Other issues such as lack of awareness among consumers regarding e-2Ws and available incentives have also hampered sales.

“Awareness was the biggest bottleneck for us. From range anxiety, charging infrastructure, after sale service, upfront demand incentives, benefits of e-2W in terms of total cost of ownership etc. have been lacking,” said Jeetender Sharma, managing director of Okinawa Scooters, which has sold so far 90,000 electric scooters in the last three years.

In January the government launched the Go Electric campaign to promote e-mobility in the country. The timing is propitious. Petrol and diesel prices in India are at Rs 100 a litre.

States are also getting into the game—over 10 have so far announced or drafted EV policies, according to Goswami at ICRA. These have increased consumer interest.

Ambitious Targets

Meanwhile, India continues to set ambitious targets.

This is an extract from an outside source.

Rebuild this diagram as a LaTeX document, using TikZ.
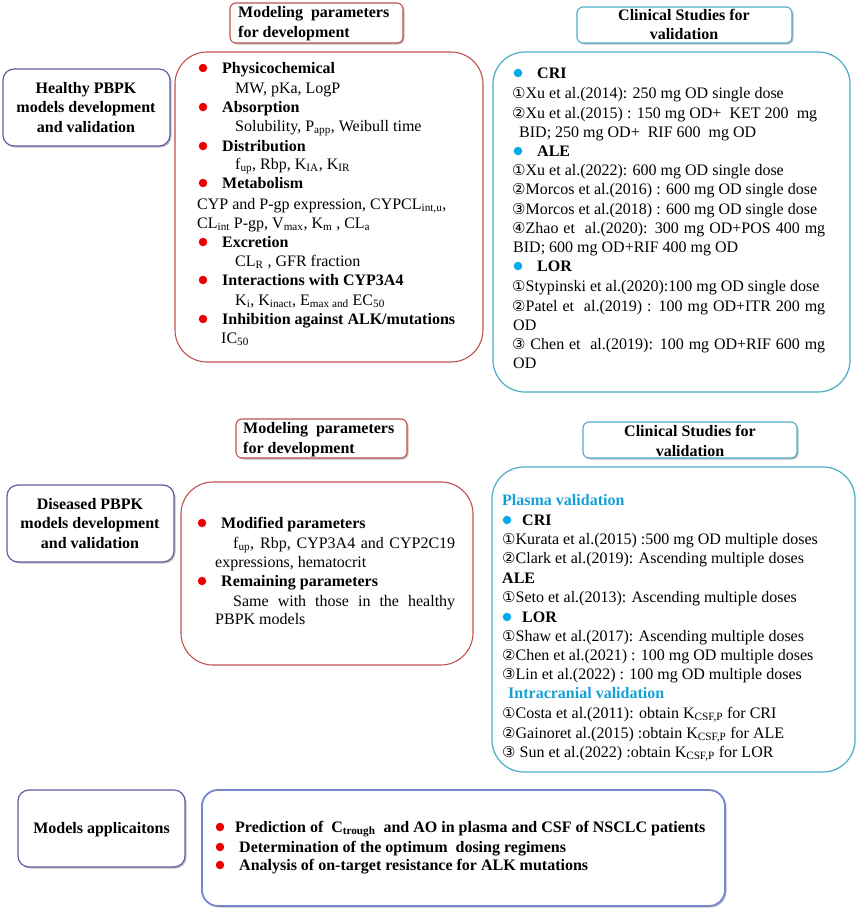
\documentclass[tikz,border=0pt]{standalone}
\usepackage{fontspec}
\setmainfont{Liberation Serif}
\newfontfamily\circfont{DejaVu Sans}
\usetikzlibrary{shadows}
\definecolor{redb}{RGB}{192,80,77}
\definecolor{cyanb}{RGB}{75,172,198}
\definecolor{purpb}{RGB}{100,90,165}
\definecolor{periw}{RGB}{115,135,205}
\definecolor{bulred}{RGB}{235,0,0}
\definecolor{bulblue}{RGB}{0,170,235}
\definecolor{ttblue}{RGB}{20,160,215}
\newcommand\sbs[1]{\textsubscript{#1}}
\newcommand\cn[1]{{\circfont\fontsize{15pt}{15pt}\selectfont #1}}
\begin{document}
\begin{tikzpicture}[x=1pt,y=-1pt,
  every node/.style={font=\fontsize{16pt}{19.5pt}\selectfont},
  shd/.style={drop shadow={shadow xshift=1.5pt,shadow yshift=-1.5pt,opacity=0.25,fill=black}},
  redbig/.style={draw=redb,line width=1.1pt,rounded corners=32pt,inner sep=0pt},
  cyanbig/.style={draw=cyanb,line width=1.2pt,rounded corners=32pt,inner sep=0pt},
  redhead/.style={draw=redb,line width=1.1pt,rounded corners=6pt,inner sep=0pt,fill=white,shd},
  cyanhead/.style={draw=cyanb,line width=1.1pt,rounded corners=6pt,inner sep=0pt,fill=white,shd},
  leftbox/.style={draw=purpb,line width=1.2pt,rounded corners=11pt,inner sep=0pt,fill=white,shd},
  botbox/.style={draw=periw,line width=1.8pt,rounded corners=16pt,inner sep=0pt,fill=white,shd},
  txt/.style={anchor=base west,inner sep=0pt,yshift=-5pt},
  btxt/.style={txt,font=\fontsize{16pt}{19.5pt}\selectfont\bfseries},
  ctr/.style={align=center,inner sep=0pt,font=\fontsize{16pt}{19.5pt}\selectfont\bfseries},
  rbul/.style={circle,fill=bulred,inner sep=0pt,minimum size=8.5pt},
  bbul/.style={circle,fill=bulblue,inner sep=0pt,minimum size=8.5pt}
]
\useasboundingbox (0,0) rectangle (858,911);
% ---------- boxes ----------
\node[leftbox,minimum width=167pt,minimum height=77pt] (hl) at (86.5,107.5) {};
\node[redhead,minimum width=173pt,minimum height=40pt] (mh1) at (316.5,23) {};
\node[redbig,minimum width=308pt,minimum height=310pt] (rb1) at (329,207) {};
\node[cyanhead,minimum width=215pt,minimum height=36pt] (ch1) at (684.5,25) {};
\node[cyanbig,minimum width=357pt,minimum height=340pt] (bb1) at (671.5,222) {};
\node[leftbox,minimum width=167pt,minimum height=77pt] (dl) at (90.5,523.5) {};
\node[redhead,minimum width=171pt,minimum height=39pt] (mh2) at (321.5,438.5) {};
\node[redbig,minimum width=292pt,minimum height=183pt] (rb2) at (327,573.5) {};
\node[cyanhead,minimum width=214pt,minimum height=36pt] (ch2) at (690,440) {};
\node[cyanbig,minimum width=363pt,minimum height=305pt] (bb2) at (673.5,619.5) {};
\node[leftbox,minimum width=167pt,minimum height=77pt] (ma) at (101.5,828.5) {};
\node[botbox,minimum width=523pt,minimum height=116pt] (bbot) at (463.5,848) {};
% ---------- box titles ----------
\node[ctr] (hlt) at (86,107.5) {Healthy PBPK\\models development\\and validation};
\node[ctr,align=left,anchor=west] (mh1t) at (238,23.5) {Modeling\ \ parameters\\for development};
\node[ctr] (ch1t) at (684,24.5) {Clinical Studies for\\validation};
\node[ctr] (dlt) at (90,523.5) {Diseased PBPK\\models development\\and validation};
\node[ctr,align=left,anchor=west] (mh2t) at (243,439.5) {Modeling\ \ parameters\\for development};
\node[ctr] (ch2t) at (690,441) {Clinical Studies for\\validation};
\node[ctr] (mat) at (101.5,830) {Models applicaitons};
% ---------- top red box ----------
\node[rbul] (r1) at (203,68) {};
\node[btxt] (r1t) at (222,68) {Physicochemical};
\node[txt] (r1a) at (235,88) {MW, pKa, LogP};
\node[rbul] (r2) at (203,107) {};
\node[btxt] (r2t) at (222,107) {Absorption};
\node[txt] (r2a) at (235,126) {Solubility, P\sbs{app}, Weibull time};
\node[rbul] (r3) at (203,146) {};
\node[btxt] (r3t) at (222,146) {Distribution};
\node[txt] (r3a) at (235,164) {f\sbs{up}, Rbp, K\sbs{IA}, K\sbs{IR}};
\node[rbul] (r4) at (203,183) {};
\node[btxt] (r4t) at (222,183) {Metabolism};
\node[txt] (r4a) at (197,204) {CYP and P-gp expression, CYPCL\sbs{int,u},};
\node[txt] (r4b) at (197,223) {CL\sbs{int} P-gp, V\sbs{max}, K\sbs{m} , CL\sbs{a}};
\node[rbul] (r5) at (203,242) {};
\node[btxt] (r5t) at (222,242) {Excretion};
\node[txt] (r5a) at (235,261) {CL\sbs{R} , GFR fraction};
\node[rbul] (r6) at (203,280) {};
\node[btxt] (r6t) at (222,280) {Interactions with CYP3A4};
\node[txt] (r6a) at (235,300) {K\sbs{i}, K\sbs{inact}, E\sbs{max and} EC\sbs{50}};
\node[rbul] (r7) at (203,319) {};
\node[btxt] (r7t) at (222,319) {Inhibition against ALK/mutations};
\node[txt] (r7a) at (221,338) {IC\sbs{50}};
% ---------- top cyan box ----------
\node[bbul] (c1) at (518,73) {};
\node[btxt] (c1t) at (537,73) {CRI};
\node[txt] (c1a) at (512,93) {\cn{①}Xu et al.(2014): 250 mg OD single dose};
\node[txt] (c1b) at (512,113) {\makebox[305pt][s]{\cn{②}Xu et al.(2015) : 150 mg OD+ \ KET 200 \ mg}};
\node[txt] (c1c) at (519,132) {BID; 250 mg OD+ \ RIF 600 \ mg OD};
\node[bbul] (c2) at (518,151) {};
\node[btxt] (c2t) at (537,151) {ALE};
\node[txt] (c2a) at (512,170) {\cn{①}Xu et al.(2022): 600 mg OD single dose};
\node[txt] (c2b) at (512,189) {\cn{②}Morcos et al.(2016) : 600 mg OD single dose};
\node[txt] (c2c) at (512,209) {\cn{③}Morcos et al.(2018) : 600 mg OD single dose};
\node[txt] (c2d) at (512,228) {\makebox[313pt][s]{\cn{④}Zhao et \ al.(2020): 300 mg OD+POS 400 mg}};
\node[txt] (c2e) at (513,247) {BID; 600 mg OD+RIF 400 mg OD};
\node[bbul] (c3) at (518,266) {};
\node[btxt] (c3t) at (537,266) {LOR};
\node[txt] (c3a) at (512,286) {\cn{①}Stypinski et al.(2020):100 mg OD single dose};
\node[txt] (c3b) at (512,306) {\makebox[313pt][s]{\cn{②}Patel et \ al.(2019) : 100 mg OD+ITR 200 mg}};
\node[txt] (c3c) at (513,325) {OD};
\node[txt] (c3d) at (512,344) {\makebox[313pt][s]{\cn{③} Chen et \ al.(2019): 100 mg OD+RIF 600 mg}};
\node[txt] (c3e) at (513,363) {OD};
% ---------- second red box ----------
\node[rbul] (s1) at (202,523) {};
\node[btxt] (s1t) at (221,523) {Modified parameters};
\node[txt] (s1a) at (233,543) {\makebox[222pt][s]{f\sbs{up}, Rbp, CYP3A4 and CYP2C19}};
\node[txt] (s1b) at (215,562) {expressions, hematocrit};
\node[rbul] (s2) at (202,581) {};
\node[btxt] (s2t) at (221,581) {Remaining parameters};
\node[txt] (s2a) at (233,601) {\makebox[222pt][s]{Same with those in the healthy}};
\node[txt] (s2b) at (215,619) {PBPK models};
% ---------- second cyan box ----------
\node[btxt,text=ttblue] (pv) at (502,500) {Plasma validation};
\node[bbul] (d1) at (507,520) {};
\node[btxt] (d1t) at (522,520) {CRI};
\node[txt] (d1a) at (502,539) {\cn{①}Kurata et al.(2015) :500 mg OD multiple doses};
\node[txt] (d1b) at (502,558) {\cn{②}Clark et al.(2019): Ascending multiple doses};
\node[btxt] (d2t) at (502,578) {ALE};
\node[txt] (d2a) at (502,597) {\cn{①}Seto et al.(2013): Ascending multiple doses};
\node[bbul] (d3) at (507,617) {};
\node[btxt] (d3t) at (522,617) {LOR};
\node[txt] (d3a) at (502,636) {\cn{①}Shaw et al.(2017): Ascending multiple doses};
\node[txt] (d3b) at (502,655) {\cn{②}Chen et al.(2021) : 100 mg OD multiple doses};
\node[txt] (d3c) at (502,674) {\cn{③}Lin et al.(2022) : 100 mg OD multiple doses};
\node[btxt,text=ttblue] (iv) at (508,693) {Intracranial validation};
\node[txt] (e1) at (502,713) {\cn{①}Costa et al.(2011): obtain K\sbs{CSF,P} for CRI};
\node[txt] (e2) at (502,733) {\cn{②}Gainoret al.(2015) :obtain K\sbs{CSF,P} for ALE};
\node[txt] (e3) at (502,752) {\cn{③} Sun et al.(2022) :obtain K\sbs{CSF,P} for LOR};
% ---------- bottom box ----------
\node[rbul] (f1) at (220,827) {};
\node[btxt] (f1t) at (235,827) {Prediction of \ C\sbs{trough} \ and AO in plasma and CSF of NSCLC patients};
\node[rbul] (f2) at (220,847) {};
\node[btxt] (f2t) at (239,847) {Determination of the optimum \ dosing regimens};
\node[rbul] (f3) at (220,865) {};
\node[btxt] (f3t) at (239,865) {Analysis of on-target resistance for ALK mutations};
\end{tikzpicture}
\end{document}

Last week during the Go Electric Campaign, Alok Kumar, power secretary, reiterated that 30% of total EV’s in India would be electric by 2030, while Nitin Gadkari, minister of road transport and highways, said India would become the leading manufacturing hub for electric vehicles in the next five years.

“Setting targets is one thing but it quickly needs to be followed up with policies on ground which enables one to at least be able to achieve 70% of those targets,” Lewis said. For example, India approved battery-swapping but there has been no clarity whether someone can sell scooters without batteries, so the statement came but on ground, there was no clarity.

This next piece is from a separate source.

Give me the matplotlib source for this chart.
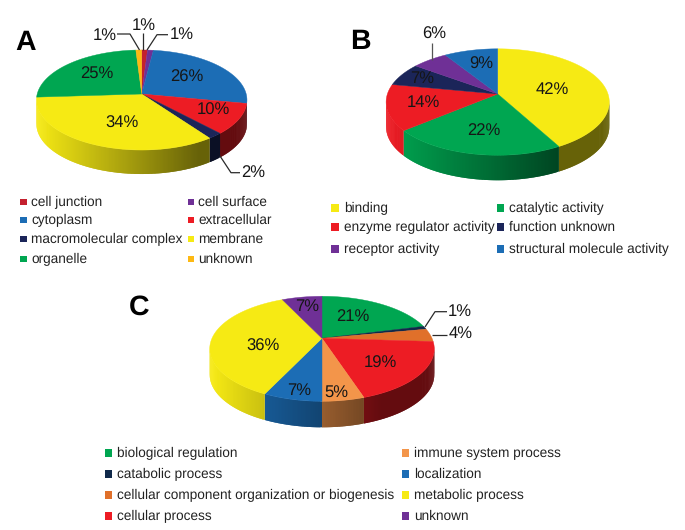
import numpy as np
import matplotlib
matplotlib.use("Agg")
import matplotlib.pyplot as plt
from matplotlib.colors import to_rgb
from matplotlib.patches import Polygon, Rectangle

plt.rcParams['font.family'] = ['Liberation Sans', 'DejaVu Sans']
plt.rcParams['text.hinting'] = 'no_hinting'
plt.rcParams['text.hinting_factor'] = 8

YEL, GRN, BLU, RED, NAVY, PUR = '#f6ea14', '#00a651', '#1c6db5', '#ed1c24', '#1b2559', '#6f3096'

# Panel A
cats_a = ['cell junction', 'cell surface', 'cytoplasm', 'extracellular',
          'macromolecular complex', 'membrane', 'organelle', 'unknown']
vals_a = [1, 1, 26, 10, 2, 34, 25, 1]
cols_a = ['#c4202e', PUR, BLU, RED, NAVY, YEL, GRN, '#fdb913']
# Panel B
cats_b = ['binding', 'catalytic activity', 'enzyme regulator activity', 'function unknown',
          'receptor activity', 'structural molecule activity']
vals_b = [42, 22, 14, 7, 6, 9]
cols_b = [YEL, GRN, RED, NAVY, PUR, BLU]
# Panel C
cats_c = ['biological regulation', 'catabolic process',
          'cellular component organization or biogenesis', 'cellular process',
          'immune system process', 'localization', 'metabolic process', 'unknown']
vals_c = [21, 1, 4, 19, 5, 7, 36, 7]
cols_c = [GRN, '#10294a', '#e0702a', RED, '#f3954a', BLU, YEL, PUR]

fig = plt.figure(figsize=(6.85, 5.3), dpi=100)
ax = fig.add_axes([0, 0, 1, 1])
ax.set_xlim(0, 685)
ax.set_ylim(530, 0)
ax.axis('off')
TXT = '#161616'


def project(theta, cx, cy, rx, ry, p):
    X, Y = np.sin(theta), np.cos(theta)
    d = 1 + p * Y
    return cx + rx * X / d, cy - ry * Y / d


def pie3d(vals, cols, cx, cy, rx, ry, p, depth):
    total = sum(vals)
    edges = np.cumsum([0] + list(vals)) / total * 2 * np.pi
    # side wall: overlapping quads, shaded left to right, only on the visible front arc
    for a, b, c in zip(edges[:-1], edges[1:], cols):
        n = max(3, int((b - a) / 0.012))
        th = np.linspace(a, b, n + 1)
        x, y = project(th, cx, cy, rx, ry, p)
        base = np.array(to_rgb(c))
        for i in range(n):
            j = min(i + 2, n)
            if min(np.cos(th[i]), np.cos(th[j])) > -p + 0.02:
                continue
            t = np.clip((0.5 * (x[i] + x[i + 1]) - (cx - rx)) / (2 * rx), 0, 1)
            f = max(0.42, 1 - 0.75 * t)
            ax.add_patch(Polygon([(x[i], y[i]), (x[j], y[j]), (x[j], y[j] + depth), (x[i], y[i] + depth)],
                                 closed=True, facecolor=tuple(base * f), edgecolor='none', zorder=2))
    # top face
    for a, b, c in zip(edges[:-1], edges[1:], cols):
        th = np.linspace(a, b, max(3, int((b - a) / 0.01)))
        x, y = project(th, cx, cy, rx, ry, p)
        pts = np.column_stack([np.r_[cx, x], np.r_[cy, y]])
        ax.add_patch(Polygon(pts, closed=True, facecolor=c, edgecolor=c, linewidth=0.3, zorder=3))


def pct(x, y, v):
    ax.text(x, y, f'{v}%', fontsize=12, color=TXT, ha='center', va='center', zorder=5)


def leader(xs, ys, color='#2a2a2a'):
    ax.plot(xs, ys, color=color, lw=0.9, zorder=4, solid_capstyle='butt')


def legend(cats, cols, xs, ys, sq, gap, by_column=False):
    nrows = len(ys)
    for i, (t, c) in enumerate(zip(cats, cols)):
        if by_column:
            col, row = i // nrows, i % nrows
        else:
            col, row = i % 2, i // 2
        x, y = xs[col], ys[row]
        ax.add_patch(Rectangle((x, y - sq / 2), sq, sq, facecolor=c, edgecolor='none', zorder=4))
        ax.text(x + sq + gap, y, t, fontsize=9.85, color='#222222', ha='left', va='center', zorder=5)


def letter(x, y, s):
    ax.text(x, y, s, fontsize=20.5, fontweight='bold', color='black', ha='center', va='center', zorder=5)


# ---------- A
pie3d(vals_a, cols_a, 141.7, 94, 104.5, 49.3, 0.12, 24)
for (x, y), v in zip([(97, 74), (187, 77), (213, 110), (122, 123), (253, 173),
                      (105, 36), (144, 26), (182, 35)],
                     [vals_a[6], vals_a[2], vals_a[3], vals_a[5], vals_a[4],
                      vals_a[7], vals_a[0], vals_a[1]]):
    pct(x, y, v)
leader([117, 130, 139.5], [34, 34, 50])
leader([143.3, 143.3], [33, 50])
leader([168, 157, 147], [34.7, 34.7, 50])
leader([220, 231, 240], [156, 172.7, 172.7])
legend(cats_a, cols_a, [20.5, 188], [202, 220, 239, 259], 6.5, 4)
letter(26, 43, 'A')

# ---------- B
pie3d(vals_b, cols_b, 497.7, 94, 110.3, 52, 0.151, 25)
for (x, y), v in zip([(552, 90), (484, 131), (423, 103), (422, 79), (481, 64), (434, 34)],
                     [vals_b[0], vals_b[1], vals_b[2], vals_b[3], vals_b[5], vals_b[4]]):
    pct(x, y, v)
leader([431.7, 431.7], [43, 60], color='#555555')
legend(cats_b, cols_b, [331.5, 497], [208, 227, 249], 7.5, 5)
letter(360, 42, 'B')

# ---------- C
pie3d(vals_c, cols_c, 322, 338.3, 110, 50.4, 0.2, 26)
for (x, y), v in zip([(353, 317), (263, 346), (380, 363), (299, 391), (336, 392),
                      (307, 307), (460, 312), (461, 334)],
                     [vals_c[0], vals_c[6], vals_c[3], vals_c[5], vals_c[4],
                      vals_c[7], vals_c[1], vals_c[2]]):
    pct(x, y, v)
leader([447, 435, 425], [311.7, 311.7, 327])
leader([447, 432], [335, 335])
legend(cats_c, cols_c, [105, 402], [453, 474, 495, 516], 7.5, 5, by_column=True)
letter(139, 307, 'C')

fig.savefig('out.png', dpi=100, facecolor='white')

Ghosh of IHS Markit concurs. While the intent is there to become the largest manufacturing hub for EVs in India, he said, it is highly unlikely India will meet such targets.

China, according to Institute of Energy Research, owns 70% of the supply chain. And the access of raw material, Ghosh said, is limited for India. “In the absence of a clear policy road map, no breakthrough innovation, India will have to define its strength to become a hub,” said Ghosh. “We have to be realistic.”

“India might lose the opportunity to make a business out of EV opportunity,” Lewis said, citing the example of solar power. “It continues to be big focus in India, but the core manufacturing happens in China, not India.”